The Jim Jordan Compliance Angle…
Interesting detail about the proto-scandal swirling around Jim Jordan, the Republican congressman accused of turning a blind eye to sexual misconduct on the Ohio State wrestling team when he was assistant coach there: Jordan might have violated the school’s sexual harassment Code of Conduct.
For those not following this story, Jordan has represented Ohio’s 4th congressional district since 2007, and is a leading voice in the Tea Party wing of the party. He also worked as an assistant coach for the Ohio State wrestling team from 1987 to 1995. Earlier this month, numerous former wrestling students from that era accused Jordan of ignoring complaints they tried to raise about sexual abuse from a team doctor, Richard Strauss, who committed suicide in 2005.

Jordan
Jordan has denied the former students’ allegations. First he said the allegations against him were false (concocted by the Deep State, no doubt), or that no students ever brought the abuse accusations to him personally. (Former students say Jordan is lying.)
Last week, however, Jordan changed his tune. During an interview with Fox News, he said: “Conversations in a locker room are a lot different than people coming up and talking about abuse. No one ever reported any abuse to me.”
Hmmm. So Jordan now is suggesting that even if he had heard students talking about sexual abuse, those weren’t allegations because nobody spoke the words directly to him or announced,“I am making an allegation.” (I can see your eyes rolling right out of your skull from here, compliance officers.)

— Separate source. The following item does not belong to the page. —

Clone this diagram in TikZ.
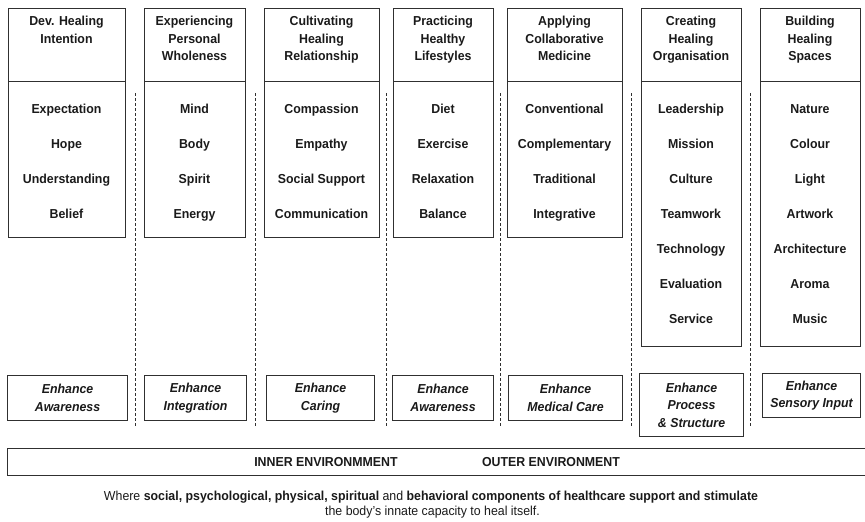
\documentclass[tikz,border=0pt]{standalone}
\usepackage{fontspec}
\setmainfont[FakeStretch=0.95]{Liberation Sans}
\definecolor{ink}{HTML}{1A1A1A}
\definecolor{edge}{HTML}{303030}
\begin{document}
\begin{tikzpicture}[x=1pt,y=-1pt,
  box/.style={draw=edge, line width=1.1pt, inner sep=0pt, anchor=north west},
  hdrtext/.style={anchor=north, inner sep=0pt, align=center, text=ink, font=\fontsize{13}{17.5}\selectfont\bfseries},
  item/.style={anchor=base, inner sep=0pt, text=ink, font=\fontsize{13}{17.5}\selectfont\bfseries},
  enh/.style={box, align=center, text=ink, font=\fontsize{13}{17.5}\selectfont\bfseries\itshape},
  sep/.style={draw=edge, line width=0.9pt, dash pattern=on 3pt off 2pt},
  envtext/.style={anchor=base, inner sep=0pt, text=ink, font=\fontsize{13}{15}\selectfont\bfseries},
  captext/.style={anchor=base, inner sep=0pt, text=ink, font=\fontsize{13}{15}\selectfont}
]
\useasboundingbox (0,0) rectangle (865,522);

% header boxes
\node[box, minimum width=117pt, minimum height=73pt] (h1) at (8,8) {};
\node[box, minimum width=101pt, minimum height=73pt] (h2) at (144,8) {};
\node[box, minimum width=115pt, minimum height=73pt] (h3) at (264,8) {};
\node[box, minimum width=100pt, minimum height=73pt] (h4) at (393,8) {};
\node[box, minimum width=115pt, minimum height=73pt] (h5) at (507,8) {};
\node[box, minimum width=100pt, minimum height=73pt] (h6) at (641,8) {};
\node[box, minimum width=100pt, minimum height=73pt] (h7) at (760,8) {};

% body boxes
\node[box, minimum width=117pt, minimum height=156pt] (b1) at (8,81) {};
\node[box, minimum width=101pt, minimum height=156pt] (b2) at (144,81) {};
\node[box, minimum width=115pt, minimum height=156pt] (b3) at (264,81) {};
\node[box, minimum width=100pt, minimum height=156pt] (b4) at (393,81) {};
\node[box, minimum width=115pt, minimum height=156pt] (b5) at (507,81) {};
\node[box, minimum width=100pt, minimum height=265pt] (b6) at (641,81) {};
\node[box, minimum width=100pt, minimum height=265pt] (b7) at (760,81) {};

% header texts
\node[hdrtext] (t1) at (66.5,16) {Dev. Healing\\Intention};
\node[hdrtext] (t2) at (194.5,16) {Experiencing\\Personal\\Wholeness};
\node[hdrtext] (t3) at (321.5,16) {Cultivating\\Healing\\Relationship};
\node[hdrtext] (t4) at (443,16) {Practicing\\Healthy\\Lifestyles};
\node[hdrtext] (t5) at (564.5,16) {Applying\\Collaborative\\Medicine};
\node[hdrtext] (t6) at (691,16) {Creating\\Healing\\Organisation};
\node[hdrtext] (t7) at (810,16) {Building\\Healing\\Spaces};

% items
\foreach \c/\x/\lst in {1/66.5/{Expectation,Hope,Understanding,Belief},
                         2/194.5/{Mind,Body,Spirit,Energy},
                         3/321.5/{Compassion,Empathy,Social Support,Communication},
                         4/443/{Diet,Exercise,Relaxation,Balance},
                         5/564.5/{Conventional,Complementary,Traditional,Integrative},
                         6/691/{Leadership,Mission,Culture,Teamwork,Technology,Evaluation,Service},
                         7/810/{Nature,Colour,Light,Artwork,Architecture,Aroma,Music}}{
  \foreach \w [count=\k from 0] in \lst {
    \node[item] (i\c-\k) at (\x,113+35.1*\k) {\w};
  }
}

% separators
\foreach \x in {135,255,386,500,631,750}{
  \draw[sep] (\x,93) -- (\x,427);
}

% enhance boxes
\node[enh, minimum width=120pt, minimum height=45pt] (e1) at (7,375) {Enhance\\Awareness};
\node[enh, minimum width=102pt, minimum height=45pt] (e2) at (144,375) {Enhance\\Integration};
\node[enh, minimum width=108pt, minimum height=45pt] (e3) at (266,375) {Enhance\\Caring};
\node[enh, minimum width=101pt, minimum height=45pt] (e4) at (392,375) {Enhance\\Awareness};
\node[enh, minimum width=114pt, minimum height=45pt] (e5) at (508,375) {Enhance\\Medical Care};
\node[enh, minimum width=104pt, minimum height=63pt] (e6) at (639,373) {Enhance\\Process\\\&\ Structure};
\node[enh, minimum width=98pt, minimum height=44pt] (e7) at (762,373) {Enhance\\Sensory Input};

% environment band
\node[box, minimum width=866pt, minimum height=27pt] (env) at (7,448) {};
\node[envtext] (inner) at (326,466.5) {INNER ENVIRONMMENT};
\node[envtext] (outer) at (551,466.5) {OUTER ENVIRONMENT};

% caption
\node[captext] (cap1) at (431,500) {Where \textbf{social, psychological, physical, spiritual} and \textbf{behavioral components of healthcare support and stimulate}};
\node[captext] (cap2) at (432.5,515.5) {the body's innate capacity to heal itself.};
\end{tikzpicture}
\end{document}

Anyway, a sharp-eyed compliance professional passed along to me the Ohio State sexual misconduct policy. There on Page 6 are these lines about an employee’s duty to report:
All university employees, except those exempted by legal privilege of confidentiality or expressly identified as a confidential reporter, have an obligation to report incidents of sexual assault. Any employee who receives a disclosure of a sexual assault or becomes aware of information that would lead a reasonable person to believe that a sexual assault may have occurred involving anyone covered under this policy, must report all known information immediately.
And in case anyone wants to defend Jordan by arguing that he only turned a blind eye to misconduct rather than assault, the university policy addresses that point, too. Immediately after the above clause on assault, the policy has another clause that says anyone who supervises faculty, staff, students, or volunteers must report “all other incidents of sexual misconduct” within five days of becoming aware of such allegations.
One important point: this policy went into effect in 2016, long after Jordan left the university. But the policy also includes a history of all prior revisions, including the detail that Ohio State first adopted its anti-harassment policy in 1980 — long before Jordan arrived at the university.
So what was Ohio State’s policy while Jordan was there? Did it include a duty to report? Did it define sexual misconduct broadly, or only impose the duty to report if you saw one person forcibly holding down another and assaulting him or her?
We don’t know. (If you happen to have a copy of Ohio State’s original policy lying around somewhere, feel free to email it to me.) We do know the policy was amended first in 1983, and again in 1993. In that latter instance, Jordan was on university staff, and perhaps had to certify his awareness of the policy or go through training.
Again, we don’t know. By 1993 Clarence Thomas had pushed sexual harassment into the public consciousness, thanks to his Supreme Court nomination hearings in 1990; so maybe the Ohio State policy did address the misconduct Jordan allegedly knew about. Then again, compliance in that era was still embryonic compared to today’s standards. Maybe the policy and training were weak.
Anyway, Jordan has chosen to defend himself by parsing words, tweaking statements, and alleging conspiracies masterminded by shadowy larger forces — which, in the tribal world of modern Republican politics, just might work.
For now, however, let’s remember this point: an allegation of misconduct made in a locker room is still an allegation, that leaders must investigate. Claiming “locker room exemption” is not a thing.